The alleged affair between Branwell Brontë – mercurial, addicted, and soon tubercular – and Lydia Robinson, the married mother of his tutee – has been gilt with legend. Lydia, in fact, inspired that classic adulterer and seducer of young men, Mrs. Robinson of The Graduate fame, turning her name into shorthand for bored, middle-aged seductresses everywhere.
As goes the story, Branwell was recommended to his Mrs. Robinson by his sister, Anne, who was governess to Lydia’s daughters. The facts tell us Anne resigned her post, and then Bran was fired. Tying together the sparse evidence at hand, Bran humiliated himself by embarking upon an affair with Lydia, vowing to marry the woman when her husband died – only to be rejected by her when Edmund Robinson passed on.
This sent him on an embarrassing downward spiral into addiction and over the top behavior, until tuberculosis – an illness which would soon claim his sisters Emily and Anne – and opium and alcohol addiction combined to take his life, a husk of wasted artistic potential. To take the point of view of Lydia, and give us a novel from it, adds something different to the story. She’s been so long painted a jezebel taking advantage of a young man that to read her thoughts is something of a fresh prospect.
And so here comes Finola Austin with Brontë’s Mistress, which indulges in some bathetic Brontë-style soap-opera frippery that would make the sisters themselves jealous. Though it’s an entertaining mess, the sheer over-the-topness of the novel may put off some readers.
Lydia is in a crisis of her own, living in something of a viper’s nest when Branwell enters her life. Her beloved youngest daughter and wise mother passed away within the same year, her marriage is an icebox of coldness and propriety that contradicts with her high- spirited, fanciful temperament – her husband refuses to touch her or bed her unless she wants a child – her mother-in-law criticizes how Lydia runs the family’s oversized manse and raises her children and has Edmund at her beck and call, and her three, quite marriageable teenaged daughters have become unruly in the wake of the never-ending family drama. Lydia thinks to add discipline to the girls’ lives, but with fanciful, poetic Branwell’s tutorship to her son, gets something entirely different.
In Bran, Lydia finds a high-spirited soulmate, but she is also twice his age and he is prone to fits of wild temper. To maintain her position in society, Lydia has an almost sociopathic level of self-denial and control in place, which makes her both sympathetic and irritating as a character. If you’ve ever dreamed of living that regency lifestyle, this book will do a good job of smashing your fantasies – Lydia’s desperate desire to control her daughters’ virtue and marital prospects make up much of the story at hand. Lydia’s motivation is simple – if she doesn’t have social standing, if she doesn’t have happily and well-married daughters, then she has failed in her entire objective as a human being.
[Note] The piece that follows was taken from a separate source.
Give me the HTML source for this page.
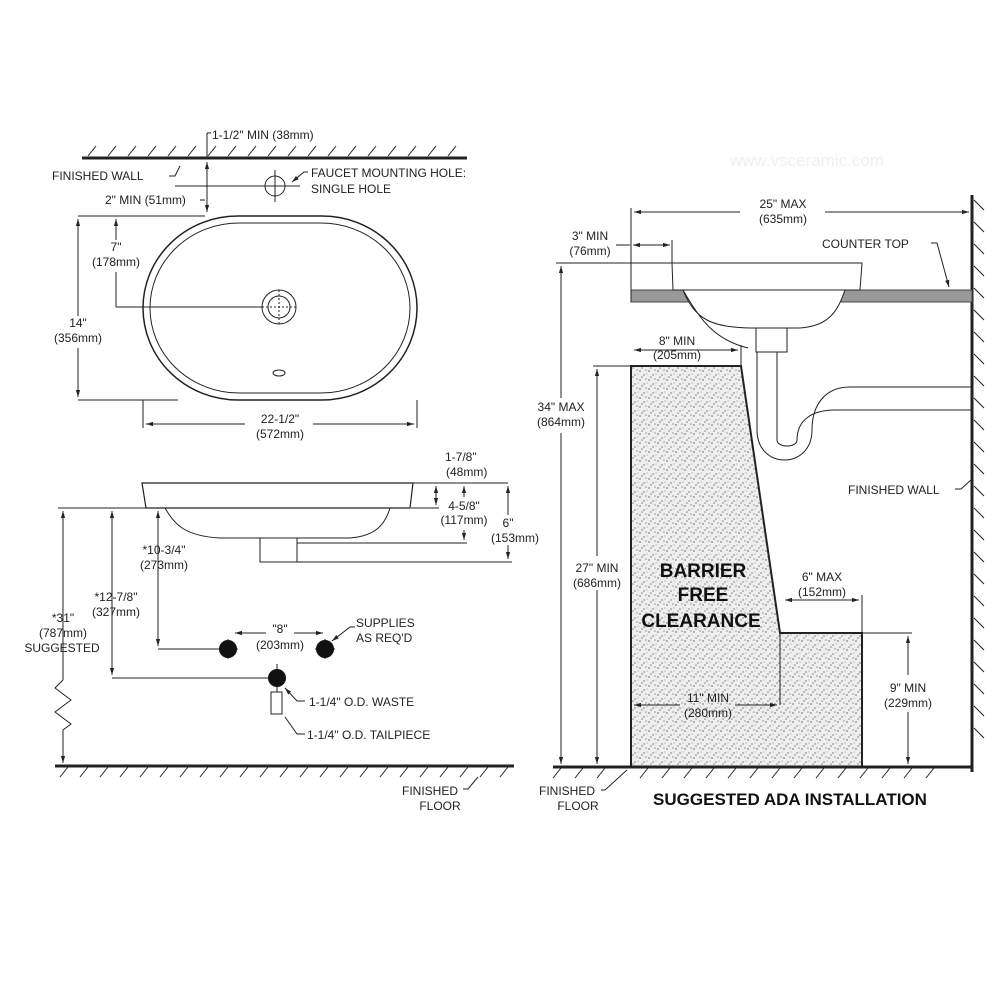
<!DOCTYPE html>
<html><head><meta charset="utf-8"><style>
html,body{margin:0;padding:0;background:#fff}
svg{display:block}
text{font-family:"Liberation Sans",Arial,sans-serif;font-size:12px;fill:#222}
.b{font-weight:bold;font-size:19px;fill:#111}
.t{font-weight:bold;font-size:17px;fill:#111}
</style></head><body>
<svg width="1000" height="1000" viewBox="0 0 1000 1000" xmlns="http://www.w3.org/2000/svg">
<defs>
<marker id="a" viewBox="0 0 10 10" refX="10" refY="5" markerWidth="7" markerHeight="7" orient="auto-start-reverse"><path d="M0,2 L10,5 L0,8 z" fill="#222"/></marker>
<pattern id="dots" width="9" height="9" patternUnits="userSpaceOnUse">
<rect width="9" height="9" fill="#eee"/>
<circle cx="1" cy="2" r="0.9" fill="#888"/><circle cx="5" cy="6" r="0.9" fill="#999"/><circle cx="7" cy="1" r="0.8" fill="#999"/><circle cx="3" cy="8" r="0.8" fill="#888"/><circle cx="8" cy="5" r="0.6" fill="#aaa"/>
</pattern>
</defs>
<g stroke="#222" fill="none" stroke-width="1">
<line x1="82" y1="158" x2="467" y2="158" stroke-width="3"/>
<path d="M88,156 l8,-10 M108,156 l8,-10 M128,156 l8,-10 M148,156 l8,-10 M168,156 l8,-10 M188,156 l8,-10 M208,156 l8,-10 M228,156 l8,-10 M248,156 l8,-10 M268,156 l8,-10 M288,156 l8,-10 M308,156 l8,-10 M328,156 l8,-10 M348,156 l8,-10 M368,156 l8,-10 M388,156 l8,-10 M408,156 l8,-10 M428,156 l8,-10 M448,156 l8,-10"/>
<path d="M169,176 l6,0 l5,-10"/>
<line x1="207" y1="133" x2="207" y2="158"/>
<path d="M207,133 h4"/>
<line x1="207" y1="162" x2="207" y2="212" marker-start="url(#a)" marker-end="url(#a)"/>
<path d="M200,200 h5"/>
<circle cx="275" cy="186" r="10"/>
<path d="M175,186 h125 M275,170 v32"/>
<path d="M308,172 l-4,0 l-12,10" marker-end="url(#a)"/>
<rect x="143" y="216" width="274" height="184" rx="95" ry="92" stroke-width="1.5"/>
<rect x="150" y="223" width="260" height="170" rx="89" ry="85"/>
<circle cx="279" cy="307" r="17"/><circle cx="279" cy="307" r="11"/>
<path d="M262,307 h34 M279,290 v34" stroke-dasharray="2,2"/>
<ellipse cx="279" cy="373" rx="6" ry="3"/>
<path d="M78,216 h127 M78,400 h100"/>
<line x1="78" y1="219" x2="78" y2="316" marker-start="url(#a)"/>
<line x1="78" y1="348" x2="78" y2="397" marker-end="url(#a)"/>
<line x1="116" y1="219" x2="116" y2="240" marker-start="url(#a)"/>
<line x1="116" y1="272" x2="116" y2="307"/>
<path d="M116,307 h146"/>
<path d="M143,400 v28 M417,400 v28"/>
<line x1="146" y1="424" x2="245" y2="424" marker-start="url(#a)"/>
<line x1="313" y1="424" x2="414" y2="424" marker-end="url(#a)"/>
<path d="M142,483 h271 l-3,25 H146 z" stroke-width="1.2"/>
<path d="M165,508 C175,525 185,536 220,538 L350,538 C375,536 385,525 390,508"/>
<path d="M260,538 v24 h37 v-24"/>
<path d="M413,483 h95 M411,508 h28 M297,543 h170 M297,562 h215"/>
<line x1="436" y1="486" x2="436" y2="505" marker-start="url(#a)" marker-end="url(#a)"/>
<line x1="464" y1="486" x2="464" y2="497" marker-start="url(#a)"/>
<line x1="464" y1="530" x2="464" y2="540" marker-end="url(#a)"/>
<line x1="508" y1="486" x2="508" y2="515" marker-start="url(#a)"/>
<line x1="508" y1="545" x2="508" y2="559" marker-end="url(#a)"/>
<path d="M146,508 H58"/>
<line x1="63" y1="511" x2="63" y2="680" marker-start="url(#a)"/>
<path d="M63,680 l-8,8 l16,12 l-16,12 l16,12 l-8,6 v8"/>
<line x1="63" y1="738" x2="63" y2="763" marker-end="url(#a)"/>
<line x1="112" y1="511" x2="112" y2="675" marker-start="url(#a)" marker-end="url(#a)"/>
<path d="M112,678 h165"/>
<line x1="158" y1="511" x2="158" y2="646" marker-start="url(#a)" marker-end="url(#a)"/>
<path d="M158,649 h70"/>
<path d="M218,649 h20 M228,639 v20 M315,649 h20 M325,639 v20 M277,664 v28"/>
<line x1="235" y1="633" x2="266" y2="633" marker-start="url(#a)"/>
<line x1="294" y1="633" x2="323" y2="633" marker-end="url(#a)"/>
<path d="M355,627 l-5,0 l-18,14" marker-end="url(#a)"/>
<rect x="271" y="692" width="11" height="22"/>
<path d="M305,701 l-8,0 l-12,-13" marker-end="url(#a)"/>
<path d="M305,734 l-8,0 l-12,-17"/>
<line x1="55" y1="766" x2="514" y2="766" stroke-width="3"/>
<path d="M60,777 l8,-10 M80,777 l8,-10 M100,777 l8,-10 M120,777 l8,-10 M140,777 l8,-10 M160,777 l8,-10 M180,777 l8,-10 M200,777 l8,-10 M220,777 l8,-10 M240,777 l8,-10 M260,777 l8,-10 M280,777 l8,-10 M300,777 l8,-10 M320,777 l8,-10 M340,777 l8,-10 M360,777 l8,-10 M380,777 l8,-10 M400,777 l8,-10 M420,777 l8,-10 M440,777 l8,-10 M460,777 l8,-10 M480,777 l8,-10 M500,777 l8,-10"/>
<path d="M463,789 l5,0 l10,-12"/>
<polygon points="631,366 741,366 780,633 862,633 862,767 631,767" fill="url(#dots)" stroke="none"/>
<path d="M631,767 V366 H741 L780,633 H862 V767" stroke-width="2"/>
<line x1="972" y1="195" x2="972" y2="772" stroke-width="3"/>
<path d="M974,200 l10,10 M974,222 l10,10 M974,244 l10,10 M974,266 l10,10 M974,288 l10,10 M974,310 l10,10 M974,332 l10,10 M974,354 l10,10 M974,376 l10,10 M974,398 l10,10 M974,420 l10,10 M974,442 l10,10 M974,464 l10,10 M974,486 l10,10 M974,508 l10,10 M974,530 l10,10 M974,552 l10,10 M974,574 l10,10 M974,596 l10,10 M974,618 l10,10 M974,640 l10,10 M974,662 l10,10 M974,684 l10,10 M974,706 l10,10 M974,728 l10,10"/>
<rect x="631" y="290" width="341" height="12" fill="#999" stroke="#444"/>
<path d="M672,263 H862 L860,290 H673 z" fill="#fff"/>
<path d="M683,290 C695,320 712,327 750,328 L800,328 C830,326 838,310 845,290 z" fill="#fff"/>
<path d="M683,290 C700,320 715,340 748,348"/>
<path d="M756,328 v24 h31 v-24"/>
<path d="M757,352 V430 C757,470 812,470 812,430 C812,405 825,387 850,387 H972"/>
<path d="M777,352 V440 C777,448 797,448 797,440 C797,420 812,410 835,410 H972"/>
<path d="M631,302 V208"/>
<path d="M672,263 V240"/>
<line x1="634" y1="212" x2="740" y2="212" marker-start="url(#a)"/>
<line x1="825" y1="212" x2="969" y2="212" marker-end="url(#a)"/>
<line x1="633" y1="245" x2="670" y2="245" marker-start="url(#a)" marker-end="url(#a)"/>
<path d="M616,245 h14"/>
<path d="M931,243 l6,0 l12,44" marker-end="url(#a)"/>
<path d="M556,263 H672"/>
<line x1="561" y1="266" x2="561" y2="398" marker-start="url(#a)"/>
<line x1="561" y1="433" x2="561" y2="764" marker-end="url(#a)"/>
<path d="M593,366 H631"/>
<line x1="597" y1="369" x2="597" y2="556" marker-start="url(#a)"/>
<line x1="597" y1="590" x2="597" y2="764" marker-end="url(#a)"/>
<path d="M741,366 V345"/>
<line x1="634" y1="350" x2="738" y2="350" marker-start="url(#a)" marker-end="url(#a)"/>
<path d="M862,633 V595 M862,633 H912"/>
<line x1="785" y1="600" x2="859" y2="600" marker-start="url(#a)" marker-end="url(#a)"/>
<line x1="908" y1="636" x2="908" y2="675" marker-start="url(#a)"/>
<line x1="908" y1="712" x2="908" y2="764" marker-end="url(#a)"/>
<path d="M780,633 V705"/>
<line x1="634" y1="705" x2="680" y2="705" marker-start="url(#a)"/>
<line x1="735" y1="705" x2="777" y2="705" marker-end="url(#a)"/>
<line x1="553" y1="767" x2="972" y2="767" stroke-width="3"/>
<path d="M553,778 l8,-10 M575,778 l8,-10 M597,778 l8,-10 M640,778 l8,-10 M662,778 l8,-10 M684,778 l8,-10 M706,778 l8,-10 M728,778 l8,-10 M750,778 l8,-10 M772,778 l8,-10 M794,778 l8,-10 M816,778 l8,-10 M838,778 l8,-10 M860,778 l8,-10 M882,778 l8,-10 M904,778 l8,-10 M926,778 l8,-10"/>
<path d="M601,790 l4,0 l22,-20"/>
<path d="M955,489 l6,0 l10,-9"/>
</g>
<g>
<text x="212" y="139">1-1/2" MIN (38mm)</text>
<text x="52" y="180">FINISHED WALL</text>
<text x="105" y="204">2" MIN (51mm)</text>
<text x="311" y="177">FAUCET MOUNTING HOLE:</text>
<text x="311" y="193">SINGLE HOLE</text>
<text x="116" y="251" text-anchor="middle">7"</text>
<text x="116" y="266" text-anchor="middle">(178mm)</text>
<text x="78" y="327" text-anchor="middle">14"</text>
<text x="78" y="342" text-anchor="middle">(356mm)</text>
<text x="280" y="423" text-anchor="middle">22-1/2"</text>
<text x="280" y="438" text-anchor="middle">(572mm)</text>
<text x="445" y="461">1-7/8"</text>
<text x="446" y="476">(48mm)</text>
<text x="464" y="510" text-anchor="middle">4-5/8"</text>
<text x="464" y="524" text-anchor="middle">(117mm)</text>
<text x="508" y="527" text-anchor="middle">6"</text>
<text x="515" y="542" text-anchor="middle">(153mm)</text>
<text x="164" y="554" text-anchor="middle">*10-3/4"</text>
<text x="164" y="569" text-anchor="middle">(273mm)</text>
<text x="116" y="601" text-anchor="middle">*12-7/8"</text>
<text x="116" y="616" text-anchor="middle">(327mm)</text>
<text x="63" y="622" text-anchor="middle">*31"</text>
<text x="63" y="637" text-anchor="middle">(787mm)</text>
<text x="62" y="652" text-anchor="middle">SUGGESTED</text>
<text x="280" y="633" text-anchor="middle">"8"</text>
<text x="280" y="649" text-anchor="middle">(203mm)</text>
<text x="356" y="627">SUPPLIES</text>
<text x="356" y="642">AS REQ'D</text>
<text x="309" y="706">1-1/4" O.D. WASTE</text>
<text x="307" y="739">1-1/4" O.D. TAILPIECE</text>
<text x="430" y="795" text-anchor="middle">FINISHED</text>
<text x="440" y="810" text-anchor="middle">FLOOR</text>
<text x="730" y="166" style="font-size:17px;fill:#f0f0f0">www.vsceramic.com</text>
<text x="783" y="208" text-anchor="middle">25" MAX</text>
<text x="783" y="223" text-anchor="middle">(635mm)</text>
<text x="590" y="240" text-anchor="middle">3" MIN</text>
<text x="590" y="255" text-anchor="middle">(76mm)</text>
<text x="822" y="248">COUNTER TOP</text>
<text x="677" y="345" text-anchor="middle">8" MIN</text>
<text x="677" y="359" text-anchor="middle">(205mm)</text>
<text x="561" y="411" text-anchor="middle">34" MAX</text>
<text x="561" y="426" text-anchor="middle">(864mm)</text>
<text x="848" y="494">FINISHED WALL</text>
<text x="597" y="572" text-anchor="middle">27" MIN</text>
<text x="597" y="587" text-anchor="middle">(686mm)</text>
<text class="b" x="703" y="577" text-anchor="middle">BARRIER</text>
<text class="b" x="703" y="601" text-anchor="middle">FREE</text>
<text class="b" x="701" y="627" text-anchor="middle">CLEARANCE</text>
<text x="822" y="581" text-anchor="middle">6" MAX</text>
<text x="822" y="596" text-anchor="middle">(152mm)</text>
<text x="908" y="692" text-anchor="middle">9" MIN</text>
<text x="908" y="707" text-anchor="middle">(229mm)</text>
<text x="708" y="702" text-anchor="middle">11" MIN</text>
<text x="708" y="717" text-anchor="middle">(280mm)</text>
<text x="567" y="795" text-anchor="middle">FINISHED</text>
<text x="578" y="810" text-anchor="middle">FLOOR</text>
<text class="t" x="790" y="805" text-anchor="middle">SUGGESTED ADA INSTALLATION</text>
</g>
<g fill="#111">
<circle cx="228" cy="649" r="9"/><circle cx="325" cy="649" r="9"/><circle cx="277" cy="678" r="9"/>
</g>
</svg>
</body></html>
The affair with Bran is something Lydia clings to because of the sexual power she has over him and because she is a hothouse Maggie the Cat, yearning for someone to rub up against her. Soon Bran becomes an embarrassment when Lydia refuses to take the sexual affair they’d embarked on to the next level. Soon she must sacrifice all to maintain what she has worked so hard to earn. But soon, too, does she realize that the love between them was even-handed, and that letting him go was a huge mistake.
The book alternates between deep philosophical delving and ridiculously soapy nonsense – some of it fictionalized, some of it lifted from real life. We get deadly illnesses and deathbed scenes (three times), a first-time rogering on the ground, a runaway Gretna Green marriage (which actually happened with one of the daughters), an attempted elopement, a night at the theater in which people fall in love at first sight, romantic poetry readings, gossipy servants, two spouses being shit in the sack, and not one but two dead children. That is a lot of soap to swallow, and while the author’s over-the-top tone is perfectly Brontëish it also makes the characters seem like cartoon characters. Lydia and her desperate daughters are compelling, even when they’re behaving repulsively.
And some of Austin’s inventions don’t even add to the drama. Example: for some reason, Lydia is obsessed with Charlotte Brontë and directly describes the author as her mirror, envying her talent as an author, wanting those skills for herself. This feels more like an authorial projection than anything Lydia might have felt about Charlotte.
Also while the downstairs life at Lydia’s estate plays its part, none of the servants are fully described or portrayed except for Lydia’s faithful lady assistant, Marshall, who stands out among them if only for her loyalty to Lydia.
But Brontë’s Mistress ultimately does what it needs to do by being a whole lot of gossipy fun. It’s lighthearted and melodramatic, and will scratch for readers a certain id that will leave them smirking along.